According to DMA studies, and the work of independent survey firms released recently at the annual Direct Marketing Association fall conference in Chicago, 45% of respondent revenue was generated through direct marketing during the first nine months of 2001, as opposed to just under 36% last year.
Richard Levey reported that last year, about 1/3 of the respondents' marketing budgets went to direct marketing, compared with nearly 43% during the first three quarters of 2001. And, last year, only 18% reported spending at least 80% of the budget on DM, versus 30% this year, with positive results. 43% indicated that during the first nine months of 2001, gross direct marketing revenue was up. And 35% reported that margins rose as well.
At the conference, the Wharton Economic Forecasting Associates economic forecast conducted for the Direct Marketing Association, showed that despite the economic downturn, direct and interactive marketing sales will hit the $1.86 trillion mark by the end of the year, a 9% increase over last year. Wharton says that this figure will grow to $2.8 trillion by 2006.

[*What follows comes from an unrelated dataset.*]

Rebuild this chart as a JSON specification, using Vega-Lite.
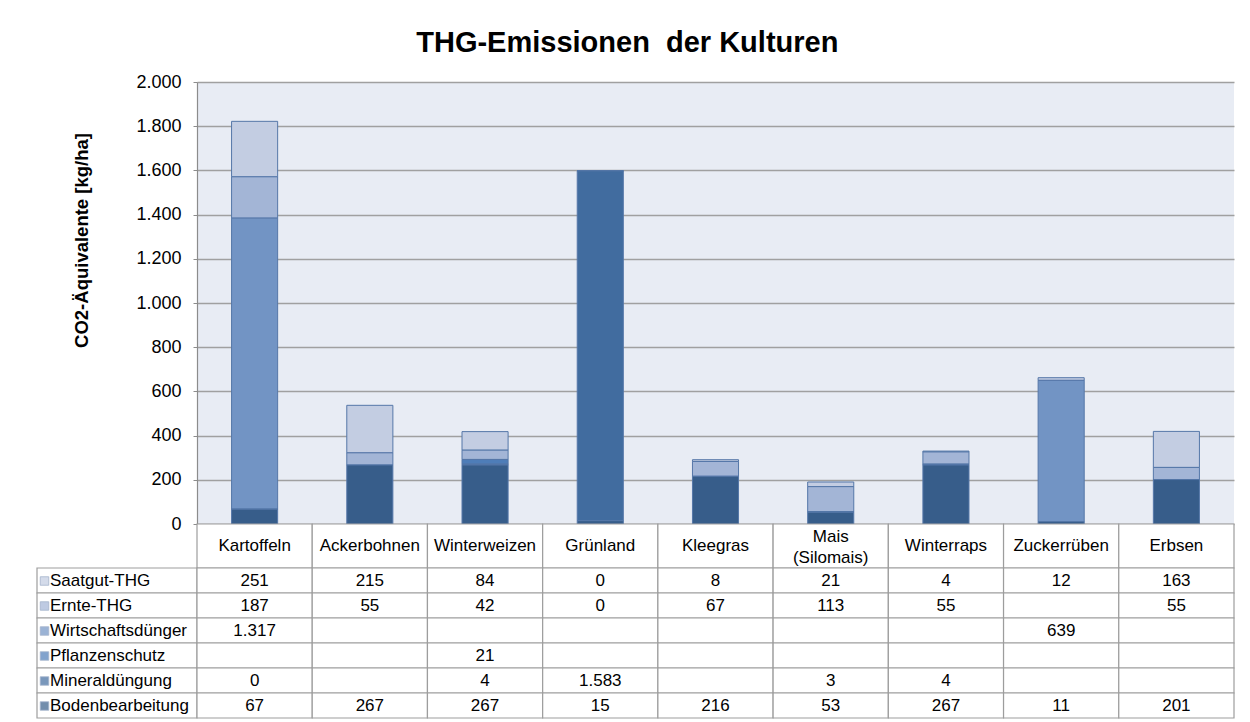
{
  "$schema": "https://vega.github.io/schema/vega-lite/v6.json",
  "padding": {"left": 36, "top": 29, "right": 0, "bottom": 0},
  "background": "white",
  "title": {"text": "THG-Emissionen\u00a0 der Kulturen", "fontSize": 29, "font": "Liberation Sans", "fontWeight": "bold", "color": "#000000", "anchor": "middle", "offset": 15, "dx": -8},
  "config": {
    "locale": {"number": {"decimal": ",", "thousands": ".", "grouping": [3], "currency": ["", " €"]}},
    "view": {"stroke": null},
    "font": "Liberation Sans"
  },
  "datasets": {
    "crops": [
      {"crop": "Kartoffeln"}, {"crop": "Ackerbohnen"}, {"crop": "Winterweizen"}, {"crop": "Grünland"}, {"crop": "Kleegras"},
      {"crop": "Mais (Silomais)"}, {"crop": "Winterraps"}, {"crop": "Zuckerrüben"}, {"crop": "Erbsen"}
    ],
    "series": [
      {"series": "Saatgut-THG"}, {"series": "Ernte-THG"}, {"series": "Wirtschaftsdünger"}, {"series": "Pflanzenschutz"}, {"series": "Mineraldüngung"}, {"series": "Bodenbearbeitung"}
    ],
    "tab": [
      {"crop": "Kartoffeln", "series": "Saatgut-THG", "value": 251},
      {"crop": "Ackerbohnen", "series": "Saatgut-THG", "value": 215},
      {"crop": "Winterweizen", "series": "Saatgut-THG", "value": 84},
      {"crop": "Grünland", "series": "Saatgut-THG", "value": 0},
      {"crop": "Kleegras", "series": "Saatgut-THG", "value": 8},
      {"crop": "Mais (Silomais)", "series": "Saatgut-THG", "value": 21},
      {"crop": "Winterraps", "series": "Saatgut-THG", "value": 4},
      {"crop": "Zuckerrüben", "series": "Saatgut-THG", "value": 12},
      {"crop": "Erbsen", "series": "Saatgut-THG", "value": 163},
      {"crop": "Kartoffeln", "series": "Ernte-THG", "value": 187},
      {"crop": "Ackerbohnen", "series": "Ernte-THG", "value": 55},
      {"crop": "Winterweizen", "series": "Ernte-THG", "value": 42},
      {"crop": "Grünland", "series": "Ernte-THG", "value": 0},
      {"crop": "Kleegras", "series": "Ernte-THG", "value": 67},
      {"crop": "Mais (Silomais)", "series": "Ernte-THG", "value": 113},
      {"crop": "Winterraps", "series": "Ernte-THG", "value": 55},
      {"crop": "Zuckerrüben", "series": "Ernte-THG", "value": null},
      {"crop": "Erbsen", "series": "Ernte-THG", "value": 55},
      {"crop": "Kartoffeln", "series": "Wirtschaftsdünger", "value": 1317},
      {"crop": "Ackerbohnen", "series": "Wirtschaftsdünger", "value": null},
      {"crop": "Winterweizen", "series": "Wirtschaftsdünger", "value": null},
      {"crop": "Grünland", "series": "Wirtschaftsdünger", "value": null},
      {"crop": "Kleegras", "series": "Wirtschaftsdünger", "value": null},
      {"crop": "Mais (Silomais)", "series": "Wirtschaftsdünger", "value": null},
      {"crop": "Winterraps", "series": "Wirtschaftsdünger", "value": null},
      {"crop": "Zuckerrüben", "series": "Wirtschaftsdünger", "value": 639},
      {"crop": "Erbsen", "series": "Wirtschaftsdünger", "value": null},
      {"crop": "Kartoffeln", "series": "Pflanzenschutz", "value": null},
      {"crop": "Ackerbohnen", "series": "Pflanzenschutz", "value": null},
      {"crop": "Winterweizen", "series": "Pflanzenschutz", "value": 21},
      {"crop": "Grünland", "series": "Pflanzenschutz", "value": null},
      {"crop": "Kleegras", "series": "Pflanzenschutz", "value": null},
      {"crop": "Mais (Silomais)", "series": "Pflanzenschutz", "value": null},
      {"crop": "Winterraps", "series": "Pflanzenschutz", "value": null},
      {"crop": "Zuckerrüben", "series": "Pflanzenschutz", "value": null},
      {"crop": "Erbsen", "series": "Pflanzenschutz", "value": null},
      {"crop": "Kartoffeln", "series": "Mineraldüngung", "value": 0},
      {"crop": "Ackerbohnen", "series": "Mineraldüngung", "value": null},
      {"crop": "Winterweizen", "series": "Mineraldüngung", "value": 4},
      {"crop": "Grünland", "series": "Mineraldüngung", "value": 1583},
      {"crop": "Kleegras", "series": "Mineraldüngung", "value": null},
      {"crop": "Mais (Silomais)", "series": "Mineraldüngung", "value": 3},
      {"crop": "Winterraps", "series": "Mineraldüngung", "value": 4},
      {"crop": "Zuckerrüben", "series": "Mineraldüngung", "value": null},
      {"crop": "Erbsen", "series": "Mineraldüngung", "value": null},
      {"crop": "Kartoffeln", "series": "Bodenbearbeitung", "value": 67},
      {"crop": "Ackerbohnen", "series": "Bodenbearbeitung", "value": 267},
      {"crop": "Winterweizen", "series": "Bodenbearbeitung", "value": 267},
      {"crop": "Grünland", "series": "Bodenbearbeitung", "value": 15},
      {"crop": "Kleegras", "series": "Bodenbearbeitung", "value": 216},
      {"crop": "Mais (Silomais)", "series": "Bodenbearbeitung", "value": 53},
      {"crop": "Winterraps", "series": "Bodenbearbeitung", "value": 267},
      {"crop": "Zuckerrüben", "series": "Bodenbearbeitung", "value": 11},
      {"crop": "Erbsen", "series": "Bodenbearbeitung", "value": 201}
    ]
  },
  "columns": 2,
  "spacing": 0,
  "bounds": "flush",
  "align": "each",
  "resolve": {"scale": {"color": "independent"}, "legend": {"color": "independent"}},
  "concat": [
    {
      "width": 160, "height": 442,
      "data": {"values": [{}]},
      "mark": {"type": "text"},
      "encoding": {"text": {"value": ""}}
    },
    {
      "width": 1037, "height": 442,
      "view": {"fill": "#E8ECF4", "stroke": null},
      "data": {"name": "tab"},
      "transform": [
        {"calculate": "indexof(['Bodenbearbeitung','Mineraldüngung','Pflanzenschutz','Wirtschaftsdünger','Ernte-THG','Saatgut-THG'], datum.series)", "as": "stackorder"}
      ],
      "mark": {"type": "bar", "stroke": "#5577A8", "strokeWidth": 1},
      "encoding": {
        "x": {"field": "crop", "type": "nominal", "sort": ["Kartoffeln", "Ackerbohnen", "Winterweizen", "Grünland", "Kleegras", "Mais (Silomais)", "Winterraps", "Zuckerrüben", "Erbsen"], "scale": {"paddingInner": 0.6, "paddingOuter": 0.3}, "axis": null},
        "y": {"field": "value", "type": "quantitative", "stack": "zero",
          "scale": {"domain": [0, 2000], "nice": false},
          "axis": {"values": [0, 200, 400, 600, 800, 1000, 1200, 1400, 1600, 1800, 2000], "format": ",d",
            "labelFontSize": 18, "labelColor": "#000000", "labelPadding": 12, "labelFont": "Liberation Sans",
            "tickSize": 4, "tickColor": "#8C8C8C", "domainColor": "#8C8C8C", "domainWidth": 1.2,
            "grid": true, "gridColor": "#A0A0A0", "gridWidth": 1.4,
            "title": "CO2-Äquivalente [kg/ha]", "titleFontSize": 18.5, "titleFontWeight": "bold", "titleColor": "#000000", "titleFont": "Liberation Sans", "titlePadding": 44, "titleY": 158}},
        "color": {"field": "series", "type": "nominal", "legend": null,
          "scale": {"domain": ["Saatgut-THG", "Ernte-THG", "Wirtschaftsdünger", "Pflanzenschutz", "Mineraldüngung", "Bodenbearbeitung"],
                    "range": ["#C3CDE2", "#A3B5D6", "#7294C4", "#4E7DB8", "#416C9F", "#375D8A"]}},
        "order": {"field": "stackorder", "type": "quantitative"}
      }
    },
    {
      "width": 160, "height": 44,
      "data": {"values": [{}]},
      "mark": {"type": "text"},
      "encoding": {"text": {"value": ""}}
    },
    {
      "width": 1037, "height": 44,
      "data": {"name": "crops"},
      "layer": [
        {
          "mark": {"type": "rect", "fill": "white", "stroke": "#9D9D9D", "strokeWidth": 1.2},
          "encoding": {
            "x": {"field": "crop", "type": "nominal", "sort": ["Kartoffeln", "Ackerbohnen", "Winterweizen", "Grünland", "Kleegras", "Mais (Silomais)", "Winterraps", "Zuckerrüben", "Erbsen"], "scale": {"paddingInner": 0, "paddingOuter": 0}, "axis": null}
          }
        },
        {
          "transform": [{"filter": "datum.crop != 'Mais (Silomais)'"}],
          "mark": {"type": "text", "fontSize": 17, "font": "Liberation Sans", "color": "#000000"},
          "encoding": {
            "x": {"field": "crop", "type": "nominal", "sort": ["Kartoffeln", "Ackerbohnen", "Winterweizen", "Grünland", "Kleegras", "Mais (Silomais)", "Winterraps", "Zuckerrüben", "Erbsen"], "axis": null},
            "text": {"field": "crop", "type": "nominal"}
          }
        },
        {
          "transform": [{"filter": "datum.crop == 'Mais (Silomais)'"}],
          "mark": {"type": "text", "fontSize": 17, "font": "Liberation Sans", "color": "#000000", "lineBreak": " ", "lineHeight": 21, "dy": -9},
          "encoding": {
            "x": {"field": "crop", "type": "nominal", "sort": ["Kartoffeln", "Ackerbohnen", "Winterweizen", "Grünland", "Kleegras", "Mais (Silomais)", "Winterraps", "Zuckerrüben", "Erbsen"], "axis": null},
            "text": {"field": "crop", "type": "nominal"}
          }
        }
      ]
    },
    {
      "width": 160, "height": 150,
      "data": {"name": "series"},
      "layer": [
        {
          "mark": {"type": "rect", "fill": "white", "stroke": "#9D9D9D", "strokeWidth": 1.2},
          "encoding": {
            "y": {"field": "series", "type": "nominal", "sort": ["Saatgut-THG", "Ernte-THG", "Wirtschaftsdünger", "Pflanzenschutz", "Mineraldüngung", "Bodenbearbeitung"], "scale": {"paddingInner": 0, "paddingOuter": 0}, "axis": null}
          }
        },
        {
          "transform": [{"filter": "false"}],
          "mark": {"type": "square", "filled": true},
          "encoding": {
            "y": {"field": "series", "type": "nominal", "sort": ["Saatgut-THG", "Ernte-THG", "Wirtschaftsdünger", "Pflanzenschutz", "Mineraldüngung", "Bodenbearbeitung"], "axis": null},
            "color": {"field": "series", "type": "nominal",
              "scale": {"domain": ["Saatgut-THG", "Ernte-THG", "Wirtschaftsdünger", "Pflanzenschutz", "Mineraldüngung", "Bodenbearbeitung"],
                        "range": ["#C3CDE2", "#A3B5D6", "#7294C4", "#4E7DB8", "#416C9F", "#375D8A"]},
              "legend": {"title": null, "orient": "none", "legendX": -1, "legendY": 4.5, "padding": 0, "symbolType": "square", "symbolSize": 72,
                "symbolStrokeColor": "#7F94B8", "symbolStrokeWidth": 0.8, "labelFontSize": 17, "labelFont": "Liberation Sans", "labelColor": "#000000",
                "labelOffset": -3, "rowPadding": 7.0, "labelLimit": 200}}
          }
        }
      ]
    },
    {
      "width": 1037, "height": 150,
      "data": {"name": "tab"},
      "layer": [
        {
          "mark": {"type": "rect", "fill": "white", "stroke": "#9D9D9D", "strokeWidth": 1.2},
          "encoding": {
            "x": {"field": "crop", "type": "nominal", "sort": ["Kartoffeln", "Ackerbohnen", "Winterweizen", "Grünland", "Kleegras", "Mais (Silomais)", "Winterraps", "Zuckerrüben", "Erbsen"], "scale": {"paddingInner": 0, "paddingOuter": 0}, "axis": null},
            "y": {"field": "series", "type": "nominal", "sort": ["Saatgut-THG", "Ernte-THG", "Wirtschaftsdünger", "Pflanzenschutz", "Mineraldüngung", "Bodenbearbeitung"], "scale": {"paddingInner": 0, "paddingOuter": 0}, "axis": null}
          }
        },
        {
          "transform": [{"filter": "isValid(datum.value)"}],
          "mark": {"type": "text", "fontSize": 17, "font": "Liberation Sans", "color": "#000000"},
          "encoding": {
            "x": {"field": "crop", "type": "nominal", "sort": ["Kartoffeln", "Ackerbohnen", "Winterweizen", "Grünland", "Kleegras", "Mais (Silomais)", "Winterraps", "Zuckerrüben", "Erbsen"], "axis": null},
            "y": {"field": "series", "type": "nominal", "sort": ["Saatgut-THG", "Ernte-THG", "Wirtschaftsdünger", "Pflanzenschutz", "Mineraldüngung", "Bodenbearbeitung"], "axis": null},
            "text": {"field": "value", "type": "quantitative", "format": ",d"}
          }
        }
      ]
    }
  ]
}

Other key findings summarized by Ray Schultz:
DM ad spending is expected to reach $196.8 billion this year, up 3.63% over last year, and continues to make up more than 55% of all U.S. ad expenditures. The direct marketing total includes $102.5 billion in B-to-B spending, and $94.3 billion in consumer expenditures.
Consumer direct sales will hit $1 trillion this year, an increase of 8.2% compared with last year.
B-to-B direct sales continue to grow at almost double the rate of general U.S. B-to-B sales. They totaled $858.1 billion this year, an increase of 9.9% over last year.
"We are pleased that, despite current economic conditions, our industry is continuing to exhibit strong indications of growth in all sectors," said H. Robert Wientzen, president of the DMA.